Japan has recounted its islands – and discovered it has 7,000 more than it previously thought.
Digital mapping by the Geospatial Information Authority of Japan (GSI) recently found there to be 14,125 islands in Japanese territory, more than double the figure of 6,852 that has been in official use since a 1987 report by Japan’s Coast Guard.
However, the GSI this week stressed that the new figure reflected advances in surveying technology and the detail of the maps used for the count – it did not change the overall area of land in Japan’s possession.
It said that while there is no international agreement on how to count islands, it had used the same size criterion as the previous survey 35 years ago.

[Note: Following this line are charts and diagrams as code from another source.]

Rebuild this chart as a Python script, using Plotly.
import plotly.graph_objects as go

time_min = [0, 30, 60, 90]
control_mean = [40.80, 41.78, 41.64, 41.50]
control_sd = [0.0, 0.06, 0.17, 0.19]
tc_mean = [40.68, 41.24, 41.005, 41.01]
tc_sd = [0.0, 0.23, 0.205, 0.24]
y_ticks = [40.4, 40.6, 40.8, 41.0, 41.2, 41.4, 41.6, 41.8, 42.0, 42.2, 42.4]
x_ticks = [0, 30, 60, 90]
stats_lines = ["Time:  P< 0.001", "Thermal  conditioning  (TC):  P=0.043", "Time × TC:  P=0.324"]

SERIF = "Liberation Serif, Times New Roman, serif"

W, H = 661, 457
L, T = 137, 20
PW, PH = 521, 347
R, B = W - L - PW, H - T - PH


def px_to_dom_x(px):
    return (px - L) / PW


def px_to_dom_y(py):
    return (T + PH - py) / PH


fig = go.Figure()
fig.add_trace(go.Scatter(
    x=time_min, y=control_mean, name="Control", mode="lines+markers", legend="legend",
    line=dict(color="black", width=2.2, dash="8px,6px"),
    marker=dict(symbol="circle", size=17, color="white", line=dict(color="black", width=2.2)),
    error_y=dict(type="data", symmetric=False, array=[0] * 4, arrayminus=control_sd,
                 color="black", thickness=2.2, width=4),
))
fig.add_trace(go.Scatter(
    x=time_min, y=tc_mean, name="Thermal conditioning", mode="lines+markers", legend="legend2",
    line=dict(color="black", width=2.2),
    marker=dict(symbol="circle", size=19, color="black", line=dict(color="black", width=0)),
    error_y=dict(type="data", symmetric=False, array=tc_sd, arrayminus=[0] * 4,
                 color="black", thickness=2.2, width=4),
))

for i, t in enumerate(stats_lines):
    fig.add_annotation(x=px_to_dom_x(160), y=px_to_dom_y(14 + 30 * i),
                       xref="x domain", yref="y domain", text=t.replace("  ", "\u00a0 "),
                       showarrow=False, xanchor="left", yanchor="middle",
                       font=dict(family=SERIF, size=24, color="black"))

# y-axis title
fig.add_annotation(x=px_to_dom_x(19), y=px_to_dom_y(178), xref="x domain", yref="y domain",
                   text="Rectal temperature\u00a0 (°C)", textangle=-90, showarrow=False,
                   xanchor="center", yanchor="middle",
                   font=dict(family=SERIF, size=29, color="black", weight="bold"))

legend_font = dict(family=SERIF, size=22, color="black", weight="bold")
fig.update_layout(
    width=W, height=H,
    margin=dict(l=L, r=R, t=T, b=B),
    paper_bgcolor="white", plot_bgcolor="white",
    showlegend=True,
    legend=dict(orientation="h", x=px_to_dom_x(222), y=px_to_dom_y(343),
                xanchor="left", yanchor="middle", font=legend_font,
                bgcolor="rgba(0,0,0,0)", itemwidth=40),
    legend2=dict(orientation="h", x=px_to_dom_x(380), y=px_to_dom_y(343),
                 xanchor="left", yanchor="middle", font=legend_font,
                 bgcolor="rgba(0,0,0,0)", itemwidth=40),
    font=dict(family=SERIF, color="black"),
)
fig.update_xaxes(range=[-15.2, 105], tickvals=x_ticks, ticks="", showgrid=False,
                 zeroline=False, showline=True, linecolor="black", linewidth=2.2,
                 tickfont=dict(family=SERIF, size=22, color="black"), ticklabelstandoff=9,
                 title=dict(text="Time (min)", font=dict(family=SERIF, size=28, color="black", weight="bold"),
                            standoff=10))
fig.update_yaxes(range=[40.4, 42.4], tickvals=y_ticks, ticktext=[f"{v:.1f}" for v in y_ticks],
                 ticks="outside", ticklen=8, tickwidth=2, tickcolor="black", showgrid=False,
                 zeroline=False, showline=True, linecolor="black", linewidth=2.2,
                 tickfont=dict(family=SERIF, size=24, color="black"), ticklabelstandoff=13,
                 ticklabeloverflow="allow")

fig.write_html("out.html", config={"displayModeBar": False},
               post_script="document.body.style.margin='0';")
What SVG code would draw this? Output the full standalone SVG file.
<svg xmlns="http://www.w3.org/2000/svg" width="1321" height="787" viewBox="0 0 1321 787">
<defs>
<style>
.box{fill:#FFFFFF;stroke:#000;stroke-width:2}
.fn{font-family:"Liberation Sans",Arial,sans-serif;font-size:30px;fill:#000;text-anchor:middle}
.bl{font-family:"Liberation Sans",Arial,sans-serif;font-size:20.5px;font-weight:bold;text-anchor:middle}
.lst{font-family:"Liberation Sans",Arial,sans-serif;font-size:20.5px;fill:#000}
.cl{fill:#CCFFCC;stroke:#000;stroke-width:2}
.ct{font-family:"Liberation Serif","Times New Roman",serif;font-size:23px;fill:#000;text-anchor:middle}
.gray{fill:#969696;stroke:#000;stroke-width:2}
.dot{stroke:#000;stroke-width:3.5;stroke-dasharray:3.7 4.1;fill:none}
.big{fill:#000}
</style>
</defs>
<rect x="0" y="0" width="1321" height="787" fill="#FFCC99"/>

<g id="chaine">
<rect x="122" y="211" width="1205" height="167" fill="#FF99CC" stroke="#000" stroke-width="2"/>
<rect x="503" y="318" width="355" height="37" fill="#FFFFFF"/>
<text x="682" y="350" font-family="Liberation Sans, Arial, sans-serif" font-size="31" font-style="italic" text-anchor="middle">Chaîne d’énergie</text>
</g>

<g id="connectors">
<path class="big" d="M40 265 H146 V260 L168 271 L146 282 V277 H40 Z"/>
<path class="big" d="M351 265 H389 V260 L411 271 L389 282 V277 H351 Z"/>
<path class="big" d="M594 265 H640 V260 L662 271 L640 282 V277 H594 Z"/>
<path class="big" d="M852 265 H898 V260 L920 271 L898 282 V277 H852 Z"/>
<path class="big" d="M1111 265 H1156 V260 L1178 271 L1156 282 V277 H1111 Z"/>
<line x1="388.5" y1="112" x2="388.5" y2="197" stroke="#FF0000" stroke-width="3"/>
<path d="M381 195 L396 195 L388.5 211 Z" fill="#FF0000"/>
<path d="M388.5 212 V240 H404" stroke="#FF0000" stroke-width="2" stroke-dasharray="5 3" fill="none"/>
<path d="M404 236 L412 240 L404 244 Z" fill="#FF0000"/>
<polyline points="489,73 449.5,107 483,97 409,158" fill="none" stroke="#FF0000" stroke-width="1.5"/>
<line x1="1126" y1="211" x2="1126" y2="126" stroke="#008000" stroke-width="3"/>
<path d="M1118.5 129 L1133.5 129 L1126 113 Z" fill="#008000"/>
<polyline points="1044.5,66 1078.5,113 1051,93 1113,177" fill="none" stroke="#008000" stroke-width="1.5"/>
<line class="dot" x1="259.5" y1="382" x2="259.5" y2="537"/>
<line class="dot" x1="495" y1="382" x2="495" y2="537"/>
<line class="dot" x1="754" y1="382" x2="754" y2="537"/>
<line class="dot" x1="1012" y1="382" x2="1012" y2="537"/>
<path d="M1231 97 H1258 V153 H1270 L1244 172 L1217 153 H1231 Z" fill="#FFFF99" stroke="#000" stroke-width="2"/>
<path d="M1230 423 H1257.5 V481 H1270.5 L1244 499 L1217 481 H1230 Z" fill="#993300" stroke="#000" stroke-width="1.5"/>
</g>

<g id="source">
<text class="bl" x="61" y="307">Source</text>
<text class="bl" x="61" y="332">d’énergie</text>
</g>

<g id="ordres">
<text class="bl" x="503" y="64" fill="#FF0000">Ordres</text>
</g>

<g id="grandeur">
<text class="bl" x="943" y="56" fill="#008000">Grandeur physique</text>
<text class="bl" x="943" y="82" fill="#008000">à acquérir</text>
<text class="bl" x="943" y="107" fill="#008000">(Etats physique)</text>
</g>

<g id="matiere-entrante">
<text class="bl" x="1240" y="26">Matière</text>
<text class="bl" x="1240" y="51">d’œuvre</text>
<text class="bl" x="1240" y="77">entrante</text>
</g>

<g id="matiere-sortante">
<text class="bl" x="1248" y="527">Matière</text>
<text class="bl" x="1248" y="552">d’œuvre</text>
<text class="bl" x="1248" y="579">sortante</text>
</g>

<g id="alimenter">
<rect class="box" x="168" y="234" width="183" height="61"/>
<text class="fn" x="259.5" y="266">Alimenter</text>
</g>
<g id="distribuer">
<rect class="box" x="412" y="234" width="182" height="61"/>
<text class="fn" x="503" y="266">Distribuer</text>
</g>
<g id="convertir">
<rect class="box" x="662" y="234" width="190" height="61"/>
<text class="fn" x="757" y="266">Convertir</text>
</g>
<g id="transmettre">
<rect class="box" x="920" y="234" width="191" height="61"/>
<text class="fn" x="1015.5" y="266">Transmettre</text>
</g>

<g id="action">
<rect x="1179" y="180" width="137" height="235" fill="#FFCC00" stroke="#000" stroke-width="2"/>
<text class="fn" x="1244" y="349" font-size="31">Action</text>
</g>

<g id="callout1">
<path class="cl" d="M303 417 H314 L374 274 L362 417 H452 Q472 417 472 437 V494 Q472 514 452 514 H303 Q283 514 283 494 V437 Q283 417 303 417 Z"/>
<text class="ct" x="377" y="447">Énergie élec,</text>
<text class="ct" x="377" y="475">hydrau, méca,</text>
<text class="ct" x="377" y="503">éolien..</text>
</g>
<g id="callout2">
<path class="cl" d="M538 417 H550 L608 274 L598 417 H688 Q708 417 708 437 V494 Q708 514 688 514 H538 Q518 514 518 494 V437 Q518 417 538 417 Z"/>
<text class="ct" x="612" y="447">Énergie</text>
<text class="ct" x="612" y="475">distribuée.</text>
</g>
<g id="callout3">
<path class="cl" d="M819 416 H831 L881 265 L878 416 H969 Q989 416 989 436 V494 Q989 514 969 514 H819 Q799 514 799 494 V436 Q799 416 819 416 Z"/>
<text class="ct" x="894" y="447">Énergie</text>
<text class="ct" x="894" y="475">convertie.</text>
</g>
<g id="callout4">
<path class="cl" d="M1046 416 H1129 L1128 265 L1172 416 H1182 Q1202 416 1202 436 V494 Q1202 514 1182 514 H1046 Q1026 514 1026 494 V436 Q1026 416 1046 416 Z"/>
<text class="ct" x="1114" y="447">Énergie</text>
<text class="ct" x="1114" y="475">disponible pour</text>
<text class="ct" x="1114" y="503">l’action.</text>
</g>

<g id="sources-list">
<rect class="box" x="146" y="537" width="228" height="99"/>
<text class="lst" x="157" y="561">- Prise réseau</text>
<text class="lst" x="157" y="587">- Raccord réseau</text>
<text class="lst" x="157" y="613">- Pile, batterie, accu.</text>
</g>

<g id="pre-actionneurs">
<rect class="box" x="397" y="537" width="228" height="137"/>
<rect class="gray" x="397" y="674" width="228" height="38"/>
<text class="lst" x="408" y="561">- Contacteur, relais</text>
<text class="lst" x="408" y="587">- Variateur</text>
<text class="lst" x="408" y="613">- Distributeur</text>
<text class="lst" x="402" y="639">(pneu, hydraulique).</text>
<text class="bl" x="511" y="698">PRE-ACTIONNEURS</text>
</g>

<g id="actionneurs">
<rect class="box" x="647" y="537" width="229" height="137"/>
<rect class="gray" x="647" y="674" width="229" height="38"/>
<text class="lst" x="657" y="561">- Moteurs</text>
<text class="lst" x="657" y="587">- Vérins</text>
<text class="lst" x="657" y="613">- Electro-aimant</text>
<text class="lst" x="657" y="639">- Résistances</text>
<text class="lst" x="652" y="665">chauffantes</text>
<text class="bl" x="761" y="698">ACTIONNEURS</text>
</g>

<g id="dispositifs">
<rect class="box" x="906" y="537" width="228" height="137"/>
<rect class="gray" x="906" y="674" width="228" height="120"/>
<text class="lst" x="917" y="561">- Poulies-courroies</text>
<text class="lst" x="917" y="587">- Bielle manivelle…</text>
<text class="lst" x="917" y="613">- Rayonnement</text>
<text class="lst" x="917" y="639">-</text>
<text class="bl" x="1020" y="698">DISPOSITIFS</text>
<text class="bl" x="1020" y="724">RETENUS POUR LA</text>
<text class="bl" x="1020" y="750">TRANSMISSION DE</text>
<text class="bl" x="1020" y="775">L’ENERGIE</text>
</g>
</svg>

That entailed counting all naturally occurring land areas with a circumference of at least 100 meters (330 feet).
The new number does not include any artificially reclaimed land.
The islands surrounding Japan have been at the heart of several territorial disputes.
Japan lays claim to the Russian-held southern Kuril islands, which Tokyo calls the Northern Territories, a dispute that dates to the end of World War II, when Soviet troops seized them from Japan.
Japan also says it has a historical claim to the uninhabited Senkaku Islands in the East China Sea, which it currently administers, but China has repeatedly challenged that claim.
Meanwhile, Japan and South Korea remain locked in a more than 70-year dispute over the sovereignty of a group of islets known as Dokdo by Seoul and Takeshima by Tokyo in the Sea of Japan, which Korea calls the East Sea.